Successive popes have named some of those sectors—the prevailing culture, civil and political life, the economic sector as well as the scientific and technological sector.
Perhaps most pressing is social media, considering the viciousness, the lies, the bullying, the destructiveness and negativity that can occur.
Social media clearly reaches “the ends of the earth” and it is incumbent upon us not only to use social media wisely and responsibly, but indeed to Christianise it and to share on it “the reason for the hope which we have”.
Focus always on Christ
The mission of the Church is never an individual affair. It is a mission given to the Church and not merely to individuals. Strengthened by the Body and Blood of Christ, and recognising the Eucharist as the source and summit of all Christian life, we do not preach ourselves but Christ.
The focus must always be on him. In the words of St John, “he must grow greater and I must grow less” (Jn 3:30).
Being part of the mission of the Church, means to be always faithful to the Gospel, to the teaching of the Church and to be in communion with the Holy Father.
We are not “tossed one way and another, and carried hither and thither by every new gust of teaching, at the mercy of the tricks people play and their unscrupulousness in deliberate deception”(Eph 4:14). It is to “proclaim the message, welcome or unwelcome” (2 Tim 4:2).
While many are hungry to receive the message of hope and encouragement, there will be those who will reject it, whether it is because of personal reasons, inability to accept the social teachings, or those of sexual morality, or because it is considered archaic.
We are missionary not through “preachiness”, condemnation of people or ecclesial elitism. We primarily proclaim Christ through our own fidelity in leading a life of discipleship, of always striving to deepen our desire and commitment to follow Christ and to live an authentic Christian life, with no contradiction between what we profess and what we do.
We endeavour always to show the same openness that Christ had to people and not to despise them because of their sinfulness.
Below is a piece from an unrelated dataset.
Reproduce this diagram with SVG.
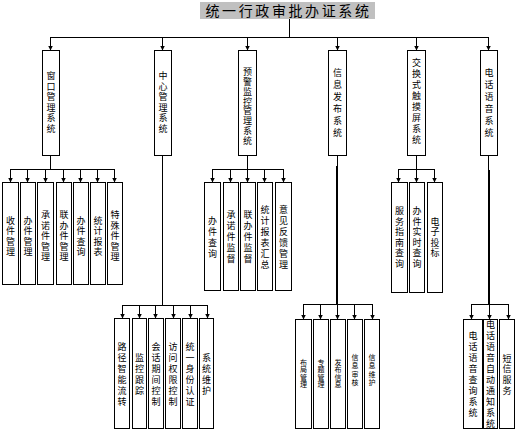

We try to live according to the “constitution” of the Gospel: the Beatitudes.
How we give witness
We give witness by our willingness to volunteer to make ourselves available to give time for Christ.
Young people especially can contribute by volunteering perhaps for a year or two to make themselves available to the Church.
We do this through our charity, our willingness to be involved and to participate in the corporal and spiritual works of the Church, to reach out to those who suffer and to make a contribution in bringing relief to those who are victims of the degradation and depersonalisation they may endure.
Most importantly, we give witness to Christ through our families and the promotion of family life.
Strong family life is essential for the wellbeing of society, for its stability and harmony. Similarly, family-life is essential for the Church.
So many of society’s ills can be traced back to the pain and brokenness of family life. It is an urgent aspect of mission to strengthen and promote the good of family.
This is a time for boldness, a time for us to bravely bring the person of Jesus Christ to people. It is not a time to shrink back.
God did not give us “a spirit of timidity, but the Spirit of power and love and self-control” (2 Tim 1:7), and so we must fan into a flame the gift of God that we possess (cf 2 Tim: 1:6).
The boldness we need is beautifully captured in a prayer of blessing that may be given at the end of a Confirmation Mass:
Confirm, O God
what you have brought about in us,
and preserve in the hearts
of your faithful
the gifts of the Holy Spirit:
May they never be ashamed
to confess Christ crucified before the world and by devoted charity
may they ever fulfil his commands.
Archbishop Stephen Brislin heads the archdiocese of Cape Town.